- The National Renewable Energy Laboratory (NREL) on Tuesday announced a partnership with wind solutions company WindESCo that aims to improve the performance of wind farms by optimizing how turbines communicate and work together.
- The idea, known as "collective consensus control," utilizes sensors and software to allow turbines to share data and make real-time adjustments in order to boost potential output.
- The partnership will be funded through the U.S. Department of Energy's Small Business Voucher Project and will give WindESCo access to the lab's wind farm control expertise, while allowing NREL to apply its open-source tools to develop control solutions. The groups say the work could have significant impacts on the economics of wind farms.
Wind energy researchers say more production can be squeezed out of existing turbines, the question is: how much?
According to NREL, coordinating turbine controls to "minimize wake effects" can boost overall plant output 4% to 5%.
"Ultimately, we're aiming for a paradigm shift that has wind farms operating centrally, rather than each individual turbine operating independently," NREL Senior Researcher Jennifer King said in the partnership announcement. "Wind farms put out a plethora of data; we’re just harnessing it so turbines can receive and adjust to real-time feedback."
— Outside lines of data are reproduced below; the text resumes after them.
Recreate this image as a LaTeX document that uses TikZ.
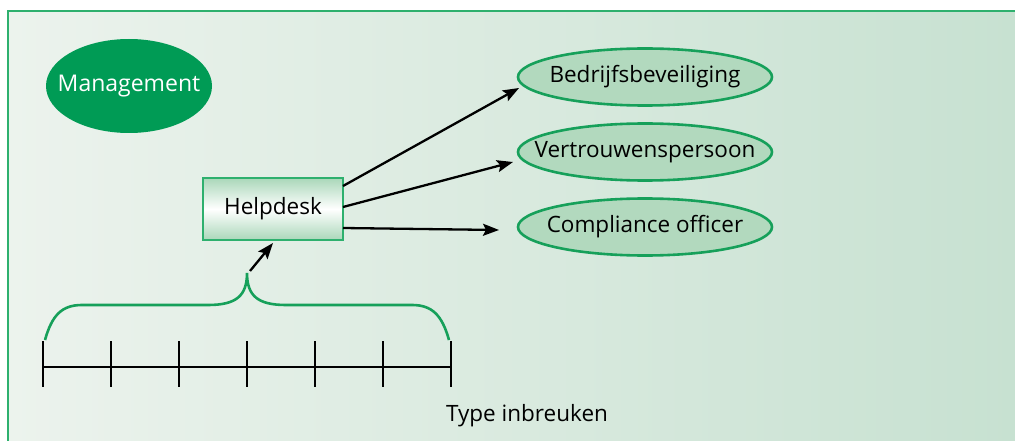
\documentclass[tikz,border=0pt]{standalone}
\usepackage{fontspec}
\setmainfont{Open Sans}
\usetikzlibrary{shapes.geometric,arrows.meta}
\definecolor{frameline}{RGB}{46,176,110}
\definecolor{bgleft}{RGB}{236,243,237}
\definecolor{bgright}{RGB}{199,225,209}
\definecolor{mgmt}{RGB}{0,155,85}
\definecolor{ovalfill}{RGB}{178,217,190}
\definecolor{ovalline}{RGB}{22,160,90}
\definecolor{boxgreen}{RGB}{170,215,185}
\tikzset{
  oval/.style={ellipse, draw=ovalline, line width=2.6pt, fill=ovalfill,
    minimum width=254pt, minimum height=57pt, inner xsep=-24pt, inner ysep=0pt,
    font=\fontsize{22.5}{24}\selectfont},
  flow/.style={line width=2.3pt, -{Stealth[length=16pt,width=12pt,inset=3pt]}},
  tick/.style={line width=2pt},
}
\begin{document}
\begin{tikzpicture}[x=1pt,y=-1pt]
\useasboundingbox (0,0) rectangle (1015,441);
% panel background
\shade[left color=bgleft, right color=bgright] (8,11) rectangle (1015,441);
\draw[frameline, line width=2.6pt] (8,441) -- (8,11) -- (1015,11);

% nodes
\node[ellipse, fill=mgmt, minimum width=166pt, minimum height=94pt,
      inner xsep=-16pt, inner ysep=0pt,
      text=white, font=\fontsize{23}{25}\selectfont] (mgmt) at (129,86) {Management};
\node[draw=frameline, line width=2pt, top color=boxgreen, bottom color=boxgreen,
      middle color=white, minimum width=140pt, minimum height=62pt, inner sep=0pt,
      font=\fontsize{22.5}{24}\selectfont] (help) at (273,209) {Helpdesk};
\node[oval] (bedr) at (645,77) {Bedrijfsbeveiliging};
\node[oval] (vert) at (645,152) {Vertrouwenspersoon};
\node[oval] (comp) at (645,227) {Compliance officer};

% connectors
\coordinate (h1) at (343,186);
\coordinate (h2) at (343,207);
\coordinate (h3) at (343,228);
\coordinate (e1) at (519,88);
\coordinate (e2) at (513,162);
\coordinate (e3) at (499,230);
\draw[flow] (h1) -- (e1);
\draw[flow] (h2) -- (e2);
\draw[flow] (h3) -- (e3);

% axis with ticks
\draw[tick] (43,367) -- (451,367);
\foreach \x in {43,111,179,247,315,383,451}
  \draw[tick] (\x,341) -- (\x,387);

% brace
\coordinate (tip) at (247,273);
\draw[ovalline, line width=2.6pt]
  (45,340) .. controls (52,315) and (62,305) .. (82,305) -- (208,305)
  .. controls (236,305) and (247,296) .. (tip)
  .. controls (247,296) and (258,305) .. (286,305) -- (412,305)
  .. controls (432,305) and (442,315) .. (449,340);
\coordinate (up) at (273,243);
\draw[flow] (250,271) -- (up);

\node[font=\fontsize{22.5}{24}\selectfont, anchor=base] (type) at (527,421) {Type inbreuken};
\end{tikzpicture}
\end{document}
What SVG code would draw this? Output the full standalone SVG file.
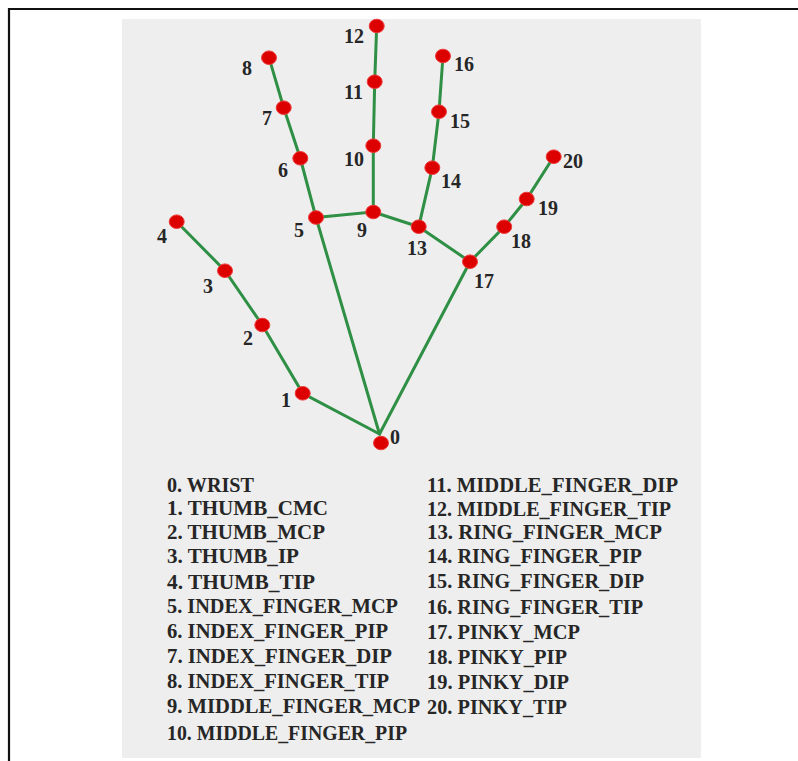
<svg xmlns="http://www.w3.org/2000/svg" width="798" height="761" viewBox="0 0 798 761">
<style>
.edge{stroke:#2e8f45;stroke-width:3;stroke-linecap:round;fill:none}
.dot{fill:#dd0000;stroke:#ee3a3a;stroke-width:1}
.num{font-family:"Liberation Serif","Times New Roman",serif;font-weight:bold;font-size:20px;fill:#262626}
.leg{font-family:"Liberation Serif","Times New Roman",serif;font-weight:bold;font-size:22px;fill:#262626}
</style>
<rect x="0" y="0" width="798" height="761" fill="#ffffff"/>
<path d="M9,761 V9 H798" fill="none" stroke="#111" stroke-width="2.2"/>
<rect x="122" y="19" width="579" height="739" fill="#eeeeee"/>
<g id="connectors">
<polyline class="edge" points="379.5,434 302.7,393.3 262.3,325 225,270.7 176.7,221.7"/>
<polyline class="edge" points="379.5,434 316,217.5 300.3,158.3 283.7,107.7 269,57.7"/>
<polyline class="edge" points="316,217.5 373.3,212 373.3,145.7 374.7,81.7 376.7,26"/>
<polyline class="edge" points="373.3,212 418.7,226.7 432.3,167.7 439,111.7 443,56"/>
<polyline class="edge" points="418.7,226.7 470,261.7 504.2,226.7 526.7,199 553.7,156.7"/>
<line class="edge" x1="379.5" y1="434" x2="470" y2="261.7"/>
</g>
<g id="node0"><ellipse class="dot" cx="381" cy="443" rx="7.5" ry="6.8"/><text class="num" x="390" y="444">0</text></g>
<g id="node1"><ellipse class="dot" cx="302.7" cy="393.3" rx="7.5" ry="6.8"/><text class="num" x="281" y="407">1</text></g>
<g id="node2"><ellipse class="dot" cx="262.3" cy="325" rx="7.5" ry="6.8"/><text class="num" x="243" y="345">2</text></g>
<g id="node3"><ellipse class="dot" cx="225" cy="270.7" rx="7.5" ry="6.8"/><text class="num" x="203" y="293">3</text></g>
<g id="node4"><ellipse class="dot" cx="176.7" cy="221.7" rx="7.5" ry="6.8"/><text class="num" x="157" y="243">4</text></g>
<g id="node5"><ellipse class="dot" cx="316" cy="217.5" rx="7.5" ry="6.8"/><text class="num" x="294" y="237">5</text></g>
<g id="node6"><ellipse class="dot" cx="300.3" cy="158.3" rx="7.5" ry="6.8"/><text class="num" x="278" y="177">6</text></g>
<g id="node7"><ellipse class="dot" cx="283.7" cy="107.7" rx="7.5" ry="6.8"/><text class="num" x="262" y="125">7</text></g>
<g id="node8"><ellipse class="dot" cx="269" cy="57.7" rx="7.5" ry="6.8"/><text class="num" x="242" y="75">8</text></g>
<g id="node9"><ellipse class="dot" cx="373.3" cy="212" rx="7.5" ry="6.8"/><text class="num" x="357" y="237">9</text></g>
<g id="node10"><ellipse class="dot" cx="373.3" cy="145.7" rx="7.5" ry="6.8"/><text class="num" x="344" y="166">10</text></g>
<g id="node11"><ellipse class="dot" cx="374.7" cy="81.7" rx="7.5" ry="6.8"/><text class="num" x="344" y="99">11</text></g>
<g id="node12"><ellipse class="dot" cx="376.7" cy="26" rx="7.5" ry="6.8"/><text class="num" x="344" y="43">12</text></g>
<g id="node13"><ellipse class="dot" cx="418.7" cy="226.7" rx="7.5" ry="6.8"/><text class="num" x="407" y="255">13</text></g>
<g id="node14"><ellipse class="dot" cx="432.3" cy="167.7" rx="7.5" ry="6.8"/><text class="num" x="441" y="188">14</text></g>
<g id="node15"><ellipse class="dot" cx="439" cy="111.7" rx="7.5" ry="6.8"/><text class="num" x="450" y="128">15</text></g>
<g id="node16"><ellipse class="dot" cx="443" cy="56" rx="7.5" ry="6.8"/><text class="num" x="454" y="71">16</text></g>
<g id="node17"><ellipse class="dot" cx="470" cy="261.7" rx="7.5" ry="6.8"/><text class="num" x="474" y="288">17</text></g>
<g id="node18"><ellipse class="dot" cx="504.2" cy="226.7" rx="7.5" ry="6.8"/><text class="num" x="511" y="248">18</text></g>
<g id="node19"><ellipse class="dot" cx="526.7" cy="199" rx="7.5" ry="6.8"/><text class="num" x="538" y="215">19</text></g>
<g id="node20"><ellipse class="dot" cx="553.7" cy="156.7" rx="7.5" ry="6.8"/><text class="num" x="563" y="168">20</text></g>
<g id="legend">
<text class="leg" x="167" y="492" textLength="87" lengthAdjust="spacingAndGlyphs">0. WRIST</text>
<text class="leg" x="167" y="515" textLength="161" lengthAdjust="spacingAndGlyphs">1. THUMB_CMC</text>
<text class="leg" x="167" y="539" textLength="158" lengthAdjust="spacingAndGlyphs">2. THUMB_MCP</text>
<text class="leg" x="167" y="563" textLength="132" lengthAdjust="spacingAndGlyphs">3. THUMB_IP</text>
<text class="leg" x="167" y="589" textLength="148" lengthAdjust="spacingAndGlyphs">4. THUMB_TIP</text>
<text class="leg" x="167" y="613" textLength="231" lengthAdjust="spacingAndGlyphs">5. INDEX_FINGER_MCP</text>
<text class="leg" x="167" y="638" textLength="221" lengthAdjust="spacingAndGlyphs">6. INDEX_FINGER_PIP</text>
<text class="leg" x="167" y="663" textLength="225" lengthAdjust="spacingAndGlyphs">7. INDEX_FINGER_DIP</text>
<text class="leg" x="167" y="688" textLength="222" lengthAdjust="spacingAndGlyphs">8. INDEX_FINGER_TIP</text>
<text class="leg" x="167" y="713" textLength="253" lengthAdjust="spacingAndGlyphs">9. MIDDLE_FINGER_MCP</text>
<text class="leg" x="167" y="740" textLength="240" lengthAdjust="spacingAndGlyphs">10. MIDDLE_FINGER_PIP</text>
<text class="leg" x="427" y="492" textLength="251" lengthAdjust="spacingAndGlyphs">11. MIDDLE_FINGER_DIP</text>
<text class="leg" x="427" y="515.5" textLength="244" lengthAdjust="spacingAndGlyphs">12. MIDDLE_FINGER_TIP</text>
<text class="leg" x="427" y="539" textLength="235" lengthAdjust="spacingAndGlyphs">13. RING_FINGER_MCP</text>
<text class="leg" x="427" y="563" textLength="215" lengthAdjust="spacingAndGlyphs">14. RING_FINGER_PIP</text>
<text class="leg" x="427" y="588" textLength="217" lengthAdjust="spacingAndGlyphs">15. RING_FINGER_DIP</text>
<text class="leg" x="427" y="614" textLength="216" lengthAdjust="spacingAndGlyphs">16. RING_FINGER_TIP</text>
<text class="leg" x="427" y="639" textLength="153" lengthAdjust="spacingAndGlyphs">17. PINKY_MCP</text>
<text class="leg" x="427" y="664" textLength="140" lengthAdjust="spacingAndGlyphs">18. PINKY_PIP</text>
<text class="leg" x="427" y="689" textLength="142" lengthAdjust="spacingAndGlyphs">19. PINKY_DIP</text>
<text class="leg" x="427" y="714" textLength="140" lengthAdjust="spacingAndGlyphs">20. PINKY_TIP</text>
</g>
</svg>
NREL says the project with WindESCo gathered wind power plant data and used it to "simulate using sensors that enable data sharing among turbines, allowing them to theoretically adjust in real time to changing wind directions and other conditions."
The lab is researching new "control methodologies" for onshore and offshore wind turbines.
According to DOE's description of the collaboration, WindESCo's approach to new control methods uses rotor-based sensing and OEM-independent hardware to make wind farms operate more efficiently. This allows existing wind farms to enable controls to "maximize power output and minimize costs," DOE said.
"Wind farm control has the potential to improve power output and reduce fatigue loads and operating costs at existing wind farms, strengthening these facilities economically and boosting the wind energy industry as a whole," according to DOE.